Yes, mixing and mastering on headphones is a reality that many Artists and Producers face on a daily basis. Whether you live in an apartment complex or have a reduced budget this is something that can definitely be accomplished correctly by just having some things in mind when doing so.


Mixing on headphones definitely has some major pros like more accurate monitoring of automation and effects like delay, reverb, etc. It is easier to properly adjust reverb tails and delay feedback using headphones. In fact many mix engineers optimize their mixes for headphone listening.

Mixing with the same pair of headphones and at the same volume every time will make your mixes start sounding more consistent. This is due to the fact that you are always mixing in a controlled artificial environment unlike many bedroom producers using near field monitors.

It is a very common problem for up and coming producers and engineers to not have treated rooms for mixing and in many cases not even a dedicated room. You may also be on the go for some part of the year touring or working on different locations. Luckily this will not be a problem if you work exclusively on headphones.

The downside of mixing with headphones is that the low end will not reproduce correctly for one simple reason. It is physically impossible for these frequencies to complete a cycle in such a short distance. This is tends to translate in mixes that have too much bass when played on speakers.

This is not necessarily a deal breaker because after a small learning curve and comparing your mixes in other sound systems you will get a better understanding of how the low end translates in different playback sources. Having this in mind while mixing will help you compensate for it.


Mastering on headphones is not a very common practice but it is something that many of us have tried for a variety of reasons. Some would say it is complete unorthodox and unachievable. Mastering on headphones share some of the advantages and downsides already mentioned but there are many factors involved in the mastering process. Even your mastering chain consists entirely of plugins it is still possible to come out with a great final master as long as you understand gain theory and a few basic mastering concepts.


Producing on headphones is a more common practice than mixing and mastering. With the rise of bedroom and laptop producers this is becoming the new standard and it makes perfect sense. Some beat makers are working completely in the box or using a beat machine. This social phenomenon can be observed all over Instagram if you search for #beatmaking or a similar hashtag.

Of course everything has disadvantages and the one major downside I could think of is that it complicates collaborating with other musicians in the room because of its isolating nature. So this would only work if you are producing alone or collaborating remotely.

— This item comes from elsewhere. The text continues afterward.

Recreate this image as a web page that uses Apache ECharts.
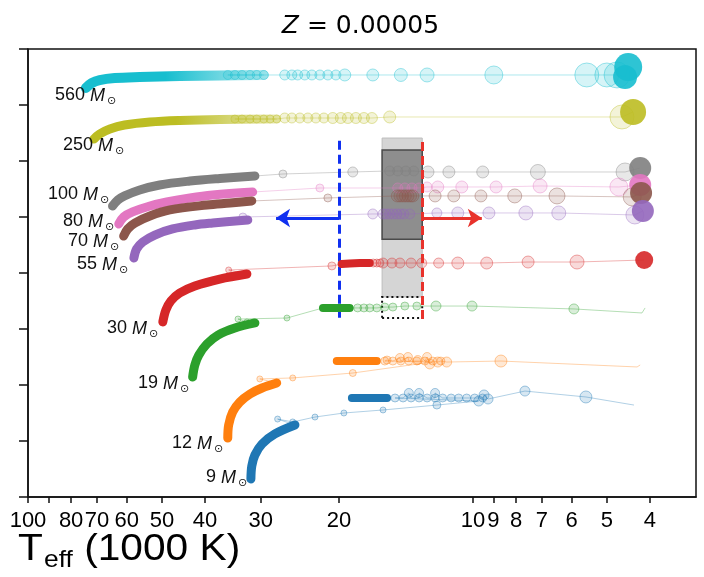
<!DOCTYPE html>
<html><head><meta charset="utf-8">
<script src="https://cdn.jsdelivr.net/npm/echarts@6/dist/echarts.min.js"></script>
<style>html,body{margin:0;padding:0;background:#fff}#c{width:704px;height:577px}</style>
</head><body><div id="c"></div>
<script>
// x = log10(Teff / K), y = log10(L / Lsun)
const masses = ['560','250','100','80','70','55','30','19','12','9'];
const colors = ['#17becf','#bcbd22','#7f7f7f','#e377c2','#8c564b','#9467bd','#d62728','#2ca02c','#ff7f0e','#1f77b4'];
const tickTeff  = [100,90,80,70,60,50,40,30,20,10,9,8,7,6,5,4];
const labelTeff = [100,80,70,60,50,40,30,20,10,9,8,7,6,5,4];

// main-sequence tracks [logTeff, logL]
const ms560 = [[4.870,7.152],[4.857,7.196],[4.839,7.223],[4.805,7.241],[4.749,7.250],[4.659,7.259],[4.569,7.263],[4.470,7.268]];
const ms250 = [[4.852,6.696],[4.839,6.741],[4.816,6.786],[4.783,6.821],[4.726,6.848],[4.659,6.862],[4.569,6.871],[4.441,6.875]];
const ms100 = [[4.810,6.098],[4.798,6.152],[4.783,6.188],[4.749,6.241],[4.704,6.286],[4.636,6.321],[4.569,6.344],[4.490,6.366]];
const ms80  = [[4.796,5.938],[4.785,6.000],[4.765,6.045],[4.726,6.098],[4.688,6.134],[4.636,6.170],[4.585,6.196],[4.495,6.223]];
const ms70  = [[4.785,5.830],[4.776,5.893],[4.760,5.946],[4.726,6.009],[4.681,6.063],[4.598,6.107],[4.546,6.125],[4.497,6.143]];
const ms55  = [[4.762,5.634],[4.756,5.714],[4.742,5.777],[4.715,5.839],[4.675,5.893],[4.625,5.929],[4.585,5.946],[4.506,5.973]];
const ms30  = [[4.697,5.063],[4.690,5.170],[4.679,5.250],[4.659,5.321],[4.625,5.384],[4.569,5.446],[4.508,5.491]];
const ms19  = [[4.630,4.571],[4.625,4.679],[4.616,4.768],[4.598,4.866],[4.573,4.946],[4.535,5.009],[4.490,5.054]];
const ms12  = [[4.551,4.027],[4.549,4.143],[4.540,4.259],[4.524,4.348],[4.501,4.420],[4.474,4.473],[4.441,4.518]];
const ms9   = [[4.499,3.661],[4.497,3.777],[4.490,3.875],[4.474,3.973],[4.445,4.063],[4.400,4.143]];

// dense core-He-burning bands [logTeff, logL]
const band30 = [[4.295,5.580],[4.277,5.585],[4.254,5.589],[4.232,5.589]];
const band19 = [[4.337,5.188],[4.310,5.188],[4.277,5.188]];
const band12 = [[4.306,4.714],[4.280,4.714],[4.250,4.714],[4.216,4.714]];
const band9  = [[4.272,4.384],[4.240,4.384],[4.210,4.384],[4.193,4.384]];

// post-MS models [logTeff, logL, r]  (r = 0: track point only)
const pts560 = [[4.551,7.268,4.5],[4.535,7.268,4.5],[4.519,7.268,4.5],[4.501,7.268,4.5],[4.486,7.268,4.5],[4.470,7.268,4.5],[4.423,7.268,5],[4.407,7.268,5],[4.394,7.268,5],[4.378,7.268,5],[4.362,7.268,5],[4.344,7.268,5],[4.326,7.268,5],[4.308,7.268,5],[4.288,7.268,6],[4.225,7.268,6],[4.162,7.268,6.5],[4.103,7.268,7],[3.953,7.268,9],[3.744,7.268,12],[3.699,7.268,12],[3.676,7.268,13]];
const pts250 = [[4.535,6.875,4],[4.519,6.875,4],[4.501,6.875,4],[4.486,6.875,4],[4.470,6.875,4],[4.456,6.875,4],[4.441,6.875,4],[4.423,6.884,5],[4.407,6.884,5],[4.389,6.884,5],[4.371,6.884,5],[4.353,6.884,5],[4.335,6.884,5],[4.315,6.884,5.5],[4.297,6.884,5.5],[4.281,6.884,5.5],[4.263,6.884,5.5],[4.245,6.884,5.5],[4.227,6.884,5.5],[4.187,6.893,6],[3.665,6.893,12]];
const pts100 = [[4.427,6.384,4],[4.270,6.402,5],[4.187,6.411,5],[4.169,6.411,5],[4.151,6.411,5],[4.133,6.411,5],[4.101,6.402,6],[4.054,6.402,6],[3.978,6.402,6],[3.854,6.402,7.5],[3.658,6.402,9]];
const pts80  = [[4.344,6.259,4],[4.169,6.259,5],[4.153,6.259,5],[4.137,6.259,5],[4.121,6.259,5],[4.103,6.268,5],[4.079,6.268,6],[4.025,6.268,6],[3.948,6.268,6],[3.849,6.277,7],[3.672,6.268,9]];
const pts70  = [[4.326,6.170,4],[4.170,6.188,6],[4.164,6.188,6],[4.158,6.188,6],[4.152,6.188,6],[4.146,6.188,6],[4.140,6.188,6],[4.135,6.188,6],[4.085,6.188,6],[4.043,6.188,6],[3.982,6.188,6],[3.906,6.188,7],[3.811,6.188,8],[3.642,6.179,9]];
const pts55  = [[4.517,6.000,4],[4.225,6.027,5],[4.202,6.027,5],[4.195,6.027,5],[4.187,6.027,5],[4.179,6.027,5],[4.171,6.027,5],[4.163,6.027,5],[4.155,6.027,5],[4.142,6.027,5],[4.081,6.036,5],[4.034,6.036,6],[3.964,6.036,6],[3.881,6.036,7],[3.807,6.036,7],[3.636,6.018,9]];
const pts30  = [[4.549,5.527,3],[4.317,5.563,4],[4.295,5.580,0],[4.224,5.589,4],[4.216,5.589,4],[4.209,5.589,4],[4.202,5.589,5],[4.182,5.589,5],[4.164,5.589,5],[4.139,5.589,5],[4.115,5.589,5],[4.077,5.589,5],[4.034,5.589,6],[3.969,5.589,6],[3.876,5.598,6],[3.766,5.598,7]];
const pts19  = [[4.508,5.063,3],[4.528,5.089,3],[4.418,5.098,3],[4.337,5.188,0],[4.259,5.188,4],[4.245,5.188,4],[4.232,5.188,4],[4.216,5.188,4],[4.198,5.196,4],[4.180,5.196,4],[4.153,5.205,4],[4.126,5.205,4],[4.083,5.205,5],[4.002,5.205,5],[3.773,5.179,5],[3.620,5.143,0],[3.613,5.188,0]];
const pts12  = [[4.479,4.554,3],[4.405,4.563,3],[4.270,4.607,3.5],[4.092,4.705,0],[4.198,4.714,4],[4.193,4.723,4],[4.180,4.714,4],[4.164,4.741,4.5],[4.162,4.714,4],[4.146,4.750,4.5],[4.144,4.714,4],[4.126,4.714,4],[4.124,4.723,4.5],[4.108,4.714,4],[4.103,4.750,4.5],[4.097,4.688,5],[4.090,4.714,4],[4.079,4.705,5],[4.072,4.714,4],[4.059,4.705,5],[3.937,4.714,6],[3.631,4.661,0],[3.624,4.679,0]];
const pts9   = [[4.439,4.196,3],[4.405,4.170,3],[4.355,4.214,3],[4.290,4.250,3],[4.202,4.277,3],[4.081,4.321,4],[3.987,4.357,5],[4.175,4.384,4],[4.157,4.384,4],[4.144,4.429,4.5],[4.139,4.384,4],[4.121,4.384,4],[4.121,4.429,4.5],[4.103,4.384,4],[4.085,4.384,4],[4.085,4.429,4.5],[4.068,4.384,4],[4.049,4.384,4],[4.032,4.384,4],[4.014,4.384,4],[3.996,4.384,4],[3.978,4.384,4],[3.975,4.411,5],[3.966,4.375,5],[3.883,4.446,5],[3.746,4.393,6],[3.638,4.321,0]];

// final (red supergiant) models [logTeff, logL, r]
const end560 = [[3.658,7.250,12],[3.651,7.339,14]];
const end250 = [[3.640,6.938,13]];
const end100 = [[3.624,6.438,11]];
const end80  = [[3.624,6.286,11]];
const end70  = [[3.622,6.214,11]];
const end55  = [[3.618,6.054,11]];
const end30  = [[3.615,5.616,9]];

// annotation values (Teff in 1000 K, logL)
const tHot = 20, tCool = 13, tBox = 16;
const arrowHotTo = 27.7, arrowCoolTo = 9.55, arrowL = 5.991;
const cutLineL = [5.10, 6.70];
const boxLight = [5.286, 6.705], boxDark = [5.801, 6.598], boxDotted = [5.098, 5.286];

const msList   = [ms560,ms250,ms100,ms80,ms70,ms55,ms30,ms19,ms12,ms9];
const bandList = [null,null,null,null,null,null,band30,band19,band12,band9];
const ptsList  = [pts560,pts250,pts100,pts80,pts70,pts55,pts30,pts19,pts12,pts9];
const endList  = [end560,end250,end100,end80,end70,end55,end30,[],[],[]];

const lg = t => 3 + Math.log10(t);
const rgba = (hex, a) => { const n = parseInt(hex.slice(1),16); return `rgba(${n>>16},${(n>>8)&255},${n&255},${a})`; };

const series = [];
// annotation boxes (under points)
series.push({type:'scatter', data:[], z:2, silent:true, markArea:{silent:true, data:[
  [{coord:[lg(tBox),boxLight[0]], itemStyle:{color:'#d5d5d5', borderColor:'#bdbdbd', borderWidth:1}},{coord:[lg(tCool),boxLight[1]]}],
  [{coord:[lg(tBox),boxDark[0]], itemStyle:{color:'#8e8e8e', borderColor:'#4a4a4a', borderWidth:1.5}},{coord:[lg(tCool),boxDark[1]]}]
]}});

masses.forEach((m,i)=>{
  const c = colors[i], ms = msList[i], pts = ptsList[i], ends = endList[i];
  const path = [ms[ms.length-1]].concat(pts.map(p=>[p[0],p[1]])).concat(ends.map(p=>[p[0],p[1]]));
  series.push({type:'line', data:path, showSymbol:false, silent:true, z:1,
    lineStyle:{color:c, width:1, opacity:0.35}});
  series.push({type:'scatter', data:pts.filter(p=>p[2]>0), silent:true, z:4,
    symbolSize:v=>v[2]*2,
    itemStyle:{color:rgba(c,0.22), borderColor:rgba(c,0.5), borderWidth:1}});
  const grad = (i<2) ? new echarts.graphic.LinearGradient(0,0,1,0,[
      {offset:0,color:c},{offset:0.45,color:c},{offset:1,color:rgba(c,0.3)}]) : c;
  series.push({type:'line', data:ms, smooth:0.35, showSymbol:false, silent:true, z:5,
    lineStyle:{color:grad, width:(i===0?10:9), cap:'round', join:'round'}});
  if (bandList[i]) series.push({type:'line', data:bandList[i], showSymbol:false, silent:true, z:5,
    lineStyle:{color:c, width:8, cap:'round'}});
  if (ends.length) series.push({type:'scatter', data:ends, silent:true, z:6,
    symbolSize:v=>v[2]*2, itemStyle:{color:c, opacity:0.9}});
});

// dashed cuts, arrows, dotted box (on top)
series.push({type:'scatter', data:[], z:10, silent:true,
  markArea:{silent:true, data:[[{coord:[lg(tBox),boxDotted[0]]},{coord:[lg(tCool),boxDotted[1]]}]],
    itemStyle:{color:'rgba(0,0,0,0)', borderColor:'#111', borderWidth:2, borderType:[2,3]}},
  markLine:{silent:true, animation:false, label:{show:false}, symbol:['none','none'], data:[
    [{coord:[lg(tHot),cutLineL[0]], lineStyle:{color:'#1030f0', width:3, type:[9,5]}},{coord:[lg(tHot),cutLineL[1]]}],
    [{coord:[lg(tCool),cutLineL[0]-0.01], lineStyle:{color:'#e8322b', width:3, type:[9,5]}},{coord:[lg(tCool),cutLineL[1]+0.01]}],
    [{coord:[lg(tHot),arrowL], symbol:'none', lineStyle:{color:'#1030f0', width:3, type:'solid'}},{coord:[lg(arrowHotTo),arrowL], symbol:'arrow', symbolSize:[14,14]}],
    [{coord:[lg(tCool),arrowL], symbol:'none', lineStyle:{color:'#e8322b', width:3, type:'solid'}},{coord:[lg(arrowCoolTo),arrowL], symbol:'arrow', symbolSize:[14,14]}]
  ]}});

// text layout
const labelLayout = [[55,89],[63,139],[48,188],[63,215],[68,235],[77,258],[107,322],[138,377],[172,437],[206,471]];
const graphic = [];
masses.forEach((m,i)=>{
  graphic.push({type:'text', x:labelLayout[i][0], y:labelLayout[i][1]-2.5, silent:true, z:20,
    style:{text:`{n|${m} }{m|M}{s|\u2299}`, align:'left', verticalAlign:'top', fill:'#111',
      rich:{n:{fontSize:18, fontFamily:'Liberation Sans', lineHeight:20, verticalAlign:'top', fill:'#111'},
            m:{fontSize:18, fontFamily:'Liberation Sans', fontStyle:'italic', lineHeight:20, verticalAlign:'top', fill:'#111'},
            s:{fontSize:11, fontFamily:'DejaVu Sans', lineHeight:14, padding:[9,0,0,2], verticalAlign:'top', fill:'#111'}}}});
});
graphic.push({type:'text', x:360.5, y:26, silent:true,
  style:{text:'{i|Z}{n| = 0.00005}', align:'center', verticalAlign:'middle', fill:'#000',
    rich:{i:{fontSize:25, fontFamily:'DejaVu Sans', fontStyle:'italic', fill:'#000'},
          n:{fontSize:25, fontFamily:'DejaVu Sans', fill:'#000'}}}});
graphic.push({type:'text', x:18, y:531, scaleX:1.1, silent:true,
  style:{text:'{t|T}{s|eff}{t| (1000 K)}', align:'left', verticalAlign:'top', fill:'#000',
    rich:{t:{fontSize:37, fontFamily:'Liberation Sans', lineHeight:42, verticalAlign:'top', fill:'#000'},
          s:{fontSize:24, fontFamily:'Liberation Sans', lineHeight:26, padding:[17,0,0,1], verticalAlign:'top', fill:'#000'}}}});

const chart = echarts.init(document.getElementById('c'), null, {renderer:'canvas'});
chart.setOption({
  animation:false,
  backgroundColor:'#fff',
  grid:{left:28, right:8, top:49, bottom:80, show:true, borderColor:'#111', borderWidth:1.5, backgroundColor:'rgba(0,0,0,0)'},
  xAxis:{type:'value', min:lg(3.152), max:5, inverse:true, splitLine:{show:false},
    axisLine:{show:true, lineStyle:{color:'#111', width:1.5}},
    axisTick:{show:true, length:6, customValues:tickTeff.map(lg), lineStyle:{color:'#111', width:1.5}},
    axisLabel:{customValues:labelTeff.map(lg), formatter:v=>String(Math.round(Math.pow(10,v-3))),
      fontSize:22, fontFamily:'Liberation Sans', color:'#000', margin:13}},
  yAxis:{type:'value', min:3.5, max:7.5, interval:0.5, splitLine:{show:false},
    axisLine:{show:true, lineStyle:{color:'#111', width:1.5}},
    axisTick:{show:true, length:9, lineStyle:{color:'#111', width:1.5}},
    axisLabel:{show:false}},
  series: series,
  graphic: graphic
});
</script></body></html>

Established hip hop producer Sonny Digital have said that all he uses is headphones and hit trap producer Lex Luger has mentioned that he produced hits and entire albums on his father’s kitchen, living room floor and using a desktop computer missing a side panel. So no excuses allowed for making things happen.


Editing on headphones is widely accepted in the engineer community for several reasons. It is not cost effective for many projects to edit in a pro mix room. Also, let’s consider that in most cases the ones who will be doing the bulk editing of recordings will be the assistant engineers and runners.

Editing is also know and the “engineers homework” and as the name implies most of them will be doing this in the studio b or even at home. Audio editing tasks can be effectively done in smaller workstations using headphones.


Some of the obvious alternatives to mixing and mastering on headphones would be to try an online mixing and mastering service. There are options available for all budgets. Of course alongside with the price goes the quality.


Yes is the short answer if you plan to release the track for sale, duplication and streaming on digital platforms. The main reason being that these services have file requirements that have to be met in order to accept a track or album.

On the other hand if you are recording a demo for writing purposes or a pre production for an album then the agenda is a bit more flexible. Regardless of this it is always recommended to at least try some basic home mastering using a simple mastering chain on the master bus.

Even if you don’t have a dedicated mastering suite or plugins my advice would be to use an instance of the following:

  • Paragraphic EQ
  • Multiband Compressor
  • Stereo Imager
  • Harmonic Exciter
  • Stereo Imager
  • Limiter

Not everyone is an expert and by all means doing this is not a substitute for real mastering but it can definitely help you kick your track up a notch. This can be accomplished even using Pro Tools, Logic or FL studio proprietary plugins. So give it a try and play around with the mastering presets. One instance at a time and after a while its guaranteed that you will notice how audio reacts to different processes and you might even be amazed by the results.


I am a firm believer in getting things done so if you absolutely must mix and master your own tracks using headphones then do it. No one knows your track better than you. If you mix with love and attention to detail you are already ahead of the game. I also believe that if your tracks are fire the important thing is to drop them and get the snowball effect going. In the process you will most likely meet an engineer willing to collaborate with you, a producer to work with and other Artists.